Exercise: From the listing, collect all lines containing the word "with".

════════════════

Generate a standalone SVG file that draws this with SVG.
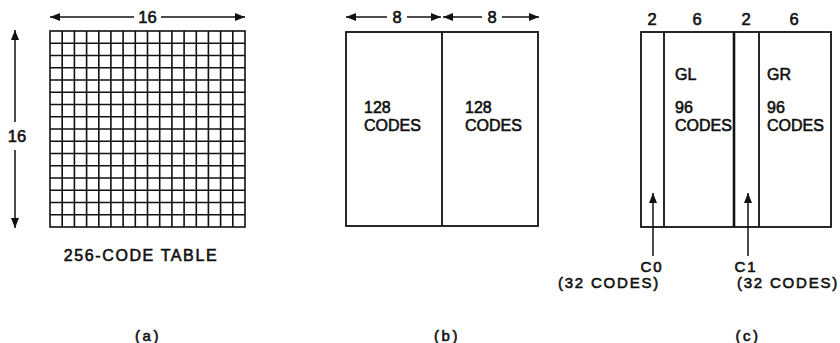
<svg xmlns="http://www.w3.org/2000/svg" width="840" height="343" viewBox="0 0 840 343">
<defs>
<style>
text{font-family:"Liberation Sans",Arial,sans-serif;fill:#111;stroke:#111;stroke-width:0.6px}
.box{fill:none;stroke:#111;stroke-width:1.8}
.ln{stroke:#111;stroke-width:1.8;fill:none}
.grid{stroke:#111;stroke-width:1.6;fill:none}
.c{text-anchor:middle}
.t{font-size:16px;letter-spacing:0px}
.n{font-size:16.5px}
.lab{font-size:15px;letter-spacing:1.8px}
.arr{stroke:#111;stroke-width:1.5;fill:none;marker-end:url(#ah)}
</style>
<marker id="ah" viewBox="0 0 10 8" refX="10" refY="4" markerWidth="10" markerHeight="8" markerUnits="userSpaceOnUse" orient="auto-start-reverse">
<path d="M0,0 L10,4 L0,8 Z" fill="#111"/>
</marker>
</defs>
<rect width="840" height="343" fill="#fff"/>

<g id="panel-a">
<g id="grid-table">
<rect class="grid" x="50" y="31" width="195" height="196"/>
<path class="grid" d="M62.2,31V227M74.4,31V227M86.6,31V227M98.8,31V227M110.9,31V227M123.1,31V227M135.3,31V227M147.5,31V227M159.7,31V227M171.9,31V227M184.1,31V227M196.3,31V227M208.4,31V227M220.6,31V227M232.8,31V227
M50,43.25H245M50,55.5H245M50,67.75H245M50,80H245M50,92.25H245M50,104.5H245M50,116.75H245M50,129H245M50,141.25H245M50,153.5H245M50,165.75H245M50,178H245M50,190.25H245M50,202.5H245M50,214.75H245"/>
</g>
<text class="c" x="141" y="261" style="font-size:16px;letter-spacing:1.6px">256-CODE TABLE</text>
<text class="c" x="148" y="341" style="font-size:15px;letter-spacing:2.5px">(a)</text>
</g>

<g id="panel-b">
<rect class="box" x="346" y="32" width="192" height="194"/>
<line class="ln" x1="442" y1="32" x2="442" y2="226"/>
<text class="t" x="364" y="113">128</text>
<text class="t" x="364" y="131">CODES</text>
<text class="t" x="465" y="113">128</text>
<text class="t" x="465" y="131">CODES</text>
<text class="c" x="447" y="341" style="font-size:15px;letter-spacing:2.5px">(b)</text>
</g>

<g id="panel-c">
<rect class="box" x="641" y="32" width="190" height="195"/>
<line class="ln" x1="664" y1="32" x2="664" y2="227"/>
<line class="ln" x1="734" y1="32" x2="734" y2="227" style="stroke-width:2.6"/>
<line class="ln" x1="759" y1="32" x2="759" y2="227"/>
<text class="c n" x="652" y="25">2</text>
<text class="c n" x="697" y="25">6</text>
<text class="c n" x="746" y="25">2</text>
<text class="c n" x="794" y="25">6</text>
<text class="t" x="675" y="80">GL</text>
<text class="t" x="675" y="113">96</text>
<text class="t" x="675" y="131">CODES</text>
<text class="t" x="767" y="80">GR</text>
<text class="t" x="767" y="113">96</text>
<text class="t" x="767" y="131">CODES</text>
<text class="c lab" x="652" y="272">C0</text>
<text class="c lab" x="609" y="288">(32 CODES)</text>
<text class="c lab" x="746" y="272">C1</text>
<text class="c lab" x="788" y="288">(32 CODES)</text>
<text class="c" x="748" y="341" style="font-size:15px;letter-spacing:2.5px">(c)</text>
</g>

<g id="connectors">
<line class="arr" x1="134" y1="17" x2="50" y2="17"/>
<line class="arr" x1="161" y1="17" x2="245" y2="17"/>
<text class="c n" x="147.5" y="23">16</text>
<line class="arr" x1="15" y1="122" x2="15" y2="30"/>
<line class="arr" x1="15" y1="150" x2="15" y2="228"/>
<text class="c n" x="17" y="142">16</text>
<line class="arr" x1="387" y1="17" x2="346" y2="17"/>
<line class="arr" x1="407" y1="17" x2="441" y2="17"/>
<text class="c n" x="397" y="23">8</text>
<line class="arr" x1="482" y1="17" x2="443" y2="17"/>
<line class="arr" x1="502" y1="17" x2="539" y2="17"/>
<text class="c n" x="492" y="23">8</text>
<line class="arr" x1="653" y1="256" x2="653" y2="193"/>
<line class="arr" x1="748" y1="256" x2="748" y2="193"/>
</g>
</svg>
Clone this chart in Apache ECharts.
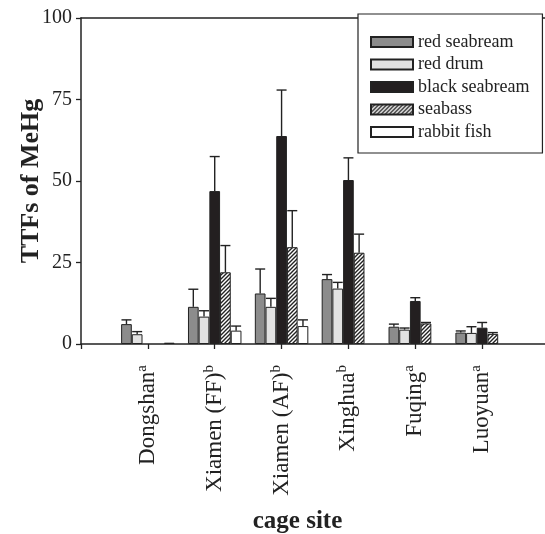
<!DOCTYPE html>
<html>
<head>
<meta charset="utf-8">
<script src="https://cdn.jsdelivr.net/npm/echarts@6/dist/echarts.min.js"></script>
<style>
  html, body { margin: 0; padding: 0; background: #fff; }
  #chart { width: 545px; height: 534px; }
</style>
</head>
<body>
<div id="chart"></div>
<script>
// cage sites and their significance letters
const sites = ['Dongshan', 'Xiamen (FF)', 'Xiamen (AF)', 'Xinghua', 'Fuqing', 'Luoyuan']
const siteSup = ['a', 'b', 'b', 'b', 'a', 'a']
const yTicks = [0, 25, 50, 75, 100]

// mean TTF values (null = not sampled)
const redSeabream = [6.1, 11.4, 15.5, 19.9, 5.3, 3.5]
const redDrum = [3.0, 8.4, 11.4, 17.0, 4.4, 3.4]
const blackSeabream = [null, 46.9, 63.8, 50.3, 13.2, 5.0]
const seabass = [null, 22.0, 29.7, 28.0, 6.3, 3.1]
const rabbitFish = [0.4, 4.1, 5.5, null, null, null]

// standard deviations (upper whisker only)
const redSeabreamSd = [1.3, 5.4, 7.5, 1.4, 0.8, 0.5]
const redDrumSd = [0.8, 1.8, 2.6, 1.9, 0.5, 1.9]
const blackSeabreamSd = [null, 10.6, 14.1, 6.8, 1.0, 1.6]
const seabassSd = [null, 8.2, 11.2, 5.7, 0.3, 0.4]
const rabbitFishSd = [0, 1.4, 1.9, null, null, null]

const seriesNames = ['red seabream', 'red drum', 'black seabream', 'seabass', 'rabbit fish']
const seriesValues = [redSeabream, redDrum, blackSeabream, seabass, rabbitFish]
const seriesSd = [redSeabreamSd, redDrumSd, blackSeabreamSd, seabassSd, rabbitFishSd]

// hatch pattern for seabass
function hatch() {
  const c = document.createElement('canvas')
  c.width = 4; c.height = 4
  const ctx = c.getContext('2d')
  ctx.fillStyle = '#fff'
  ctx.fillRect(0, 0, 4, 4)
  ctx.strokeStyle = '#222'
  ctx.lineWidth = 1.4
  ctx.beginPath()
  ctx.moveTo(-1, 5); ctx.lineTo(5, -1)
  ctx.moveTo(-1, 1); ctx.lineTo(1, -1)
  ctx.moveTo(3, 5); ctx.lineTo(5, 3)
  ctx.stroke()
  return { image: c, repeat: 'repeat' }
}

const fills = ['#8c8c8c', '#e2e2e2', '#231f20', hatch(), '#ffffff']
const serif = 'Liberation Serif'
const ink = '#222'

// pad the category axis so sites sit at positions 1..6 of a 0..7 axis
const axisCats = [''].concat(sites, [''])
const pad = v => [null].concat(v, [null])

const chart = echarts.init(document.getElementById('chart'))

const barSeries = seriesNames.map((name, i) => ({
  name,
  type: 'bar',
  data: pad(seriesValues[i]),
  barGap: 0,
  barCategoryGap: '20%',
  itemStyle: { color: fills[i], borderColor: ink, borderWidth: 1 },
}))

const errSeries = seriesNames.map((name, i) => ({
  type: 'custom',
  z: 5,
  silent: true,
  data: seriesValues[i]
    .map((v, k) => (v == null || !seriesSd[i][k]) ? null : [k + 1, v, v + seriesSd[i][k]])
    .filter(d => d),
  renderItem: (params, api) => {
    const band = api.size([1, 0])[0]
    const barW = band * 0.8 / 5
    const off = (i - 2) * barW
    const p0 = api.coord([api.value(0), api.value(1)])
    const p1 = api.coord([api.value(0), api.value(2)])
    const x = p0[0] + off
    const style = { stroke: ink, lineWidth: 1.4 }
    return {
      type: 'group',
      children: [
        { type: 'line', shape: { x1: x, y1: p0[1], x2: x, y2: p1[1] }, style },
        { type: 'line', shape: { x1: x - 5, y1: p1[1], x2: x + 5, y2: p1[1] }, style },
      ],
    }
  },
}))

chart.setOption({
  animation: false,
  grid: { left: 81, right: -4, top: 18, bottom: 190, outerBoundsMode: 'none', containLabel: false },
  legend: {
    data: seriesNames,
    icon: 'rect',
    orient: 'vertical',
    left: 358,
    top: 14,
    padding: [19, 13, 12, 12],
    itemWidth: 42,
    itemHeight: 10,
    itemGap: 4.5,
    itemTextGap: 8,
    backgroundColor: '#fff',
    borderColor: ink,
    borderWidth: 1.2,
    borderRadius: 0,
    textStyle: { fontFamily: serif, fontSize: 18, color: ink },
  },
  xAxis: [
    {
      type: 'category',
      data: axisCats,
      boundaryGap: false,
      axisLine: { lineStyle: { color: ink, width: 1.5 } },
      axisTick: { length: 5, lineStyle: { color: ink, width: 1.3 } },
      axisLabel: {
        interval: 0,
        rotate: 90,
        margin: 21,
        formatter: (v, idx) => v ? `{n|${v}}{s|${siteSup[idx - 1]}}` : '',
        rich: {
          n: { fontFamily: serif, fontSize: 23, color: ink, lineHeight: 27 },
          s: { fontFamily: serif, fontSize: 15, color: ink, verticalAlign: 'top' },
        },
      },
      name: 'cage site',
      nameLocation: 'middle',
      nameGap: 165,
      nameMoveOverlap: false,
      nameTextStyle: { fontFamily: serif, fontSize: 25, fontWeight: 'bold', color: ink, padding: [0, 35, 0, 0] },
    },
    {
      type: 'category',
      data: axisCats,
      boundaryGap: false,
      position: 'top',
      axisLine: { lineStyle: { color: ink, width: 1.5 } },
      axisTick: { show: false },
      axisLabel: { show: false },
    },
  ],
  yAxis: {
    type: 'value',
    min: yTicks[0],
    max: yTicks[yTicks.length - 1],
    interval: yTicks[1] - yTicks[0],
    splitLine: { show: false },
    axisLine: { show: true, lineStyle: { color: ink, width: 1.5 } },
    axisTick: { show: true, length: 5, lineStyle: { color: ink, width: 1.3 } },
    axisLabel: { fontFamily: serif, fontSize: 20, color: ink, margin: 9 },
    name: 'TTFs of MeHg',
    nameLocation: 'middle',
    nameGap: 37,
    nameMoveOverlap: false,
    nameTextStyle: { fontFamily: serif, fontSize: 26, fontWeight: 'bold', color: ink },
  },
  series: barSeries.concat(errSeries),
})
</script>
</body>
</html>
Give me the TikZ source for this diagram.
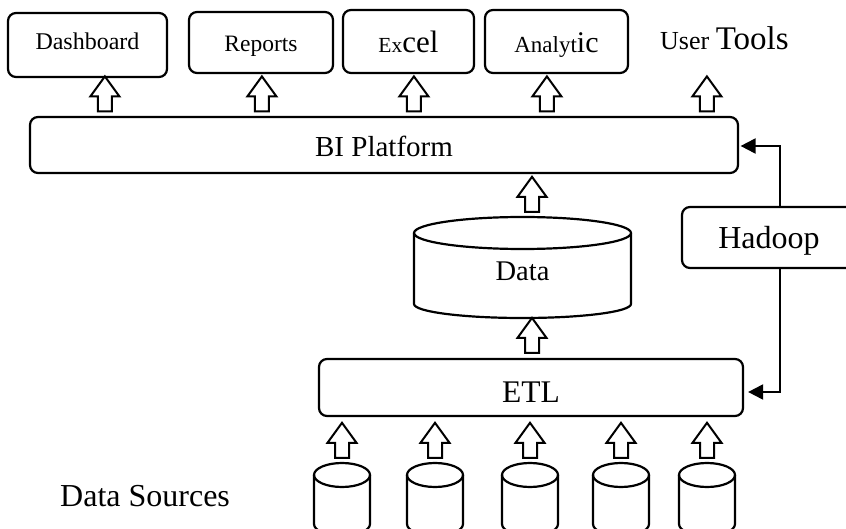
\documentclass[tikz,border=0pt]{standalone}
\usepackage{fontspec}
\setmainfont{Liberation Serif}
\usetikzlibrary{arrows.meta,calc}

\newcommand{\fs}[1]{\fontsize{#1}{#1}\selectfont}

\tikzset{
  box/.style={draw, rounded corners=8pt, line width=2.2pt, inner sep=0pt,
              text depth=0pt, align=center},
  spot/.style={inner sep=0pt, minimum width=#1},
  conn/.style={line width=2pt, -{Triangle[length=15pt,width=15pt]}},
  cyl/.style={line width=2.2pt},
  pics/blockup/.style={code={
    \draw[line width=2pt, fill=white]
      (-7pt,0pt) -- (-7pt,15pt) -- (-14.5pt,15pt) -- (0pt,35pt)
      -- (14.5pt,15pt) -- (7pt,15pt) -- (7pt,0pt) -- cycle;
  }}
}

\begin{document}
\begin{tikzpicture}[x=1pt, y=1pt]
  \clip (0,0) rectangle (846,-529);
  \fill[white] (0,0) rectangle (846,-529);

  % user tools row
  \node[box, minimum width=159, minimum height=64, text height=10pt] (dash)
    at (87.5,-45) {\fs{24}Dashboard};
  \node[box, minimum width=144, minimum height=61, text height=19pt] (rep)
    at (261,-42.5) {\fs{23.5}Reports};
  \node[box, minimum width=131, minimum height=63, text height=23pt] (xls)
    at (408.5,-41.5) {\fs{21.5}Ex\fs{31}cel};
  \node[box, minimum width=143, minimum height=63, text height=23pt] (ana)
    at (556.5,-41.5) {\fs{23}Analyt\fs{30}ic};
  \node[anchor=base west, inner sep=0pt] (tools) at (660,-50)
    {\fs{26}User \fs{33}Tools};

  % platform
  \node[box, minimum width=708, minimum height=56, text height=23.4pt] (bi)
    at (384,-145) {\fs{29}BI Platform};

  % warehouse cylinder
  \draw[cyl] (414,-233) -- (414,-304)
    arc[start angle=180, end angle=360, x radius=108.5, y radius=14]
    -- (631,-233);
  \draw[cyl] (522.5,-233) ellipse [x radius=108.5, y radius=16];
  \node[spot=217, minimum height=101, text height=27pt, text depth=0pt] (data)
    at (522.5,-267.5) {\fs{28.5}Data};

  % ETL and Hadoop
  \node[box, minimum width=424, minimum height=57, text height=29pt] (etl)
    at (531,-387.5) {\fs{31.5}ETL};
  \node[box, minimum width=174, minimum height=61, text height=23pt] (hdp)
    at (769,-237.5) {\fs{32}Hadoop};

  % source cylinders
  \foreach \cx [count=\i] in {342,435,530,621,707} {
    \draw[cyl] (\cx-28,-475) -- (\cx-28,-524)
      arc[start angle=180, end angle=360, x radius=28, y radius=12]
      -- (\cx+28,-475);
    \draw[cyl] (\cx,-475) ellipse [x radius=28, y radius=12];
    \node[spot=56, minimum height=66] (src\i) at (\cx,-496) {};
  }
  \node[anchor=base west, inner sep=0pt] (srclbl) at (60,-506)
    {\fs{32}Data Sources};

  % block arrows
  \foreach \dx in {76,233,385,518,678}
    \pic at ($(bi.north west)+(\dx,4.5)$) {blockup};
  \pic at ($(data.north)+(9.5,5)$) {blockup};
  \pic at ($(etl.north)+(1,5)$) {blockup};
  \foreach \i in {1,...,5}
    \pic at ($(src\i.north)+(0,5)$) {blockup};

  % Hadoop feeds
  \coordinate (hx) at (780,0);
  \draw[conn, shorten >=1.5pt] (hdp.north -| hx) |- ([yshift=-1pt]bi.east);
  \draw[conn, shorten >=4pt] (hdp.south -| hx) |- ([yshift=-4.5pt]etl.east);
\end{tikzpicture}
\end{document}
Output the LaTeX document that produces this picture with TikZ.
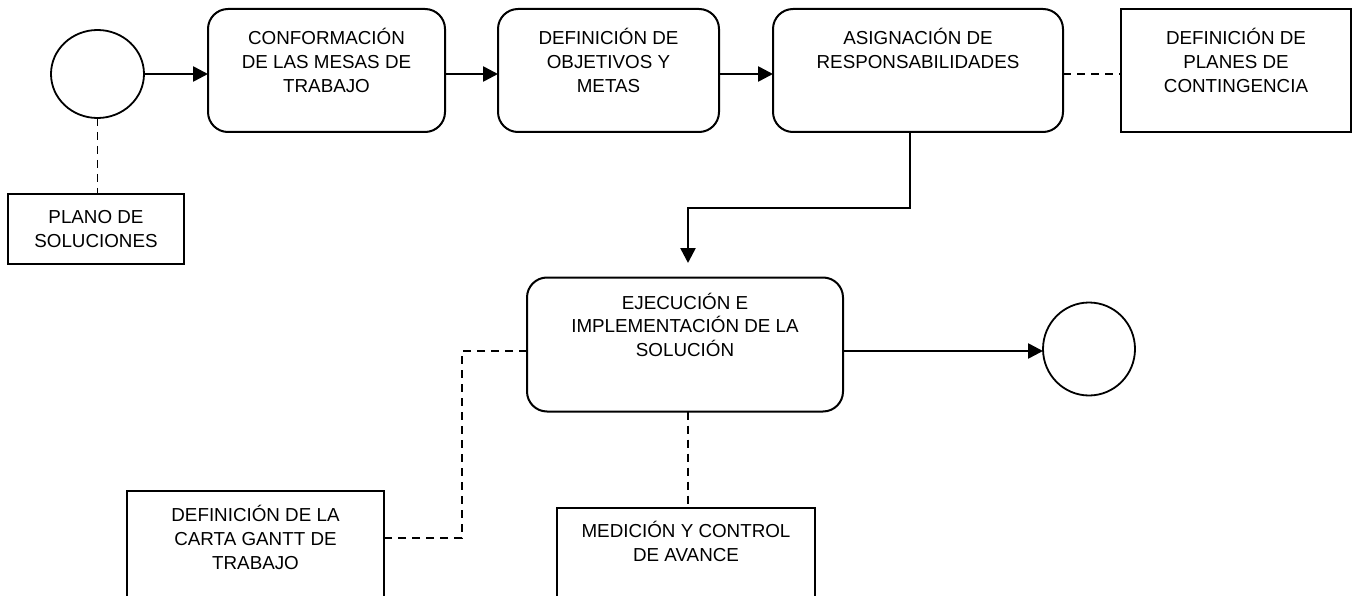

════════════════

Response:
Generate a standalone SVG file that draws this with SVG.
Output the LaTeX document that produces this picture with TikZ.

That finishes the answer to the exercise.